Sen. Edward Kennedy accused President Bush Wednesday of hyping concerns about the nation’s retirement program just as he did on Iraq and urged Democrats to stand up to the “politics of fear.”
The leading liberal voice in Congress, Kennedy said Democrats, who lost the race for the White House for a second time in a row, must do a better job promoting their basic unifying values without mirroring Republicans in order to rebound from last November’s election defeats.
“We have an administration that falsely hypes almost every issue as a crisis,” the Massachusetts Democrat said in a speech prepared for delivery at the National Press Club. “They did it on Iraq, and they are doing it now on Social Security.”
“They exploit the politics of fear and division, while ours is a politics of hope and unity,” Kennedy said.

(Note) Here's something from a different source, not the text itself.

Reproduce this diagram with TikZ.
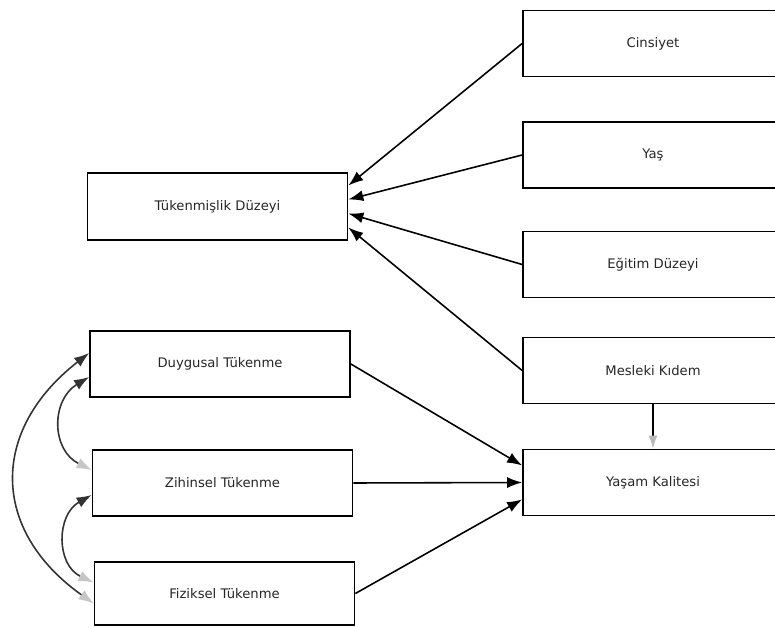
\documentclass[tikz,border=0pt]{standalone}
\usepackage{fontspec}
\setmainfont{DejaVu Sans}
\usetikzlibrary{arrows.meta,calc}

\begin{document}
\begin{tikzpicture}[
    x=0.02cm, y=-0.02cm,
    box/.style={rectangle, draw, line width=1pt, minimum width=5.2cm, minimum height=1.32cm, align=center, font=\fontsize{7.5}{9}\selectfont, text=black!85},
    arr/.style={-{Latex[length=3mm,width=2.2mm]}, line width=0.9pt},
    cov/.style={{Latex[length=3mm,width=2.2mm]}-{Latex[length=3mm,width=2.2mm,color=gray!45]}, line width=0.9pt, black!80}
]
\useasboundingbox (0,0) rectangle (775,628);
\clip (0,0) rectangle (775,628);

% right column
\node[box] (cins) at (653,43.5) {Cinsiyet};
\node[box] (yas) at (653,155) {Yaş};
\node[box] (egit) at (653,264.5) {Eğitim Düzeyi};
\node[box] (kidem) at (653,370.5) {Mesleki Kıdem};
\node[box] (kalite) at (653,482.5) {Yaşam Kalitesi};

% left column
\node[box, minimum height=1.34cm] (tuk) at (217.5,206.5) {Tükenmişlik Düzeyi};
\node[box] (duyg) at (220,364) {Duygusal Tükenme};
\node[box] (zihin) at (222.5,483) {Zihinsel Tükenme};
\node[box, minimum height=1.26cm] (fiz) at (224.5,593.5) {Fiziksel Tükenme};

\draw[arr] (cins.west) -- ($(tuk.east)+(0,-21)$);
\draw[arr] (yas.west) -- ($(tuk.east)+(0,-7)$);
\draw[arr] (egit.west) -- ($(tuk.east)+(0,7)$);
\draw[arr] (kidem.west) -- ($(tuk.east)+(0,21)$);

\draw[arr] (duyg.east) -- ($(kalite.west)+(0,-17)$);
\draw[arr] (zihin.east) -- (kalite.west);
\draw[arr] (fiz.east) -- ($(kalite.west)+(0,17)$);
\draw[-{Latex[length=2.6mm,width=1.8mm,color=gray!55]}, line width=0.9pt] (kidem.south) -- (kalite.north);

% covariances
\draw[cov] ($(duyg.west)+(0,-11)$) .. controls (-10,430) and (-10,530) .. ($(fiz.west)+(0,10)$);
\draw[cov] ($(duyg.west)+(0,13)$) .. controls (51,400) and (51,450) .. ($(zihin.west)+(0,-13)$);
\draw[cov] ($(zihin.west)+(0,12)$) .. controls (56,515) and (56,565) .. ($(fiz.west)+(0,-11)$);
\end{tikzpicture}
\end{document}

“In the face of their tactics, we cannot move our party or our nation forward under pale colors and timid voices,” said Kennedy, who at 72 has become an elder statesman in the Democratic Party.
“We cannot become Republican clones,” he said. “If we do, we will lose again, and deserve to lose. As I have said on other occasions, the last thing this country needs is two Republican parties.”
The 2004 White House race saw Bush re-elected and Republicans increase their majorities in both the Senate and House.
Kennedy helped John Kerry, Massachusetts’ junior senator, rally to capture the Democratic presidential nomination, and a number of Kennedy aides joined Kerry’s campaign.
With Democrats still seeking to regroup after the election defeats, Kennedy urged them to speak out.
“If the White House’s idea of bipartisanship is that we have to buy whatever partisan ideas they send us, we’re not interested,” he said.
As Bush prepares to begin his second term, one of his top goals is to restructure the Social Security retirement program to allow workers to invest part of their payroll taxes in stocks and bonds.
The administration contends that the move is needed to help keep the retirement program afloat for younger workers. Critics accuse Bush of exaggerating the problem and also complain that his plan would inject too much risk into a program that has helped keep retired people out of poverty.
In winning re-election, Bush captured 51 percent of the popular vote, and left Democrats wondering what they could have done differently on such divisive issues as gay marriage and abortion rights.
Kennedy, in his prepared remarks, voiced particular concern about abortion.
“I yield to no one in my commitment to a woman’s right to choose,” Kennedy said. “We cannot — and should not — criminalize women or their doctors for making that choice.”
On Iraq, Kennedy said, “I do not retreat from the view that Iraq is George Bush’s Vietnam.”
“The administration turned away from pursuing Osama bin Laden and made the catastrophic choice instead to bog down American forces in an endless quagmire in Iraq,” Kennedy said.
“I’m convinced John Kerry could have worked with the international community to end that war and bring our troops home with honor.”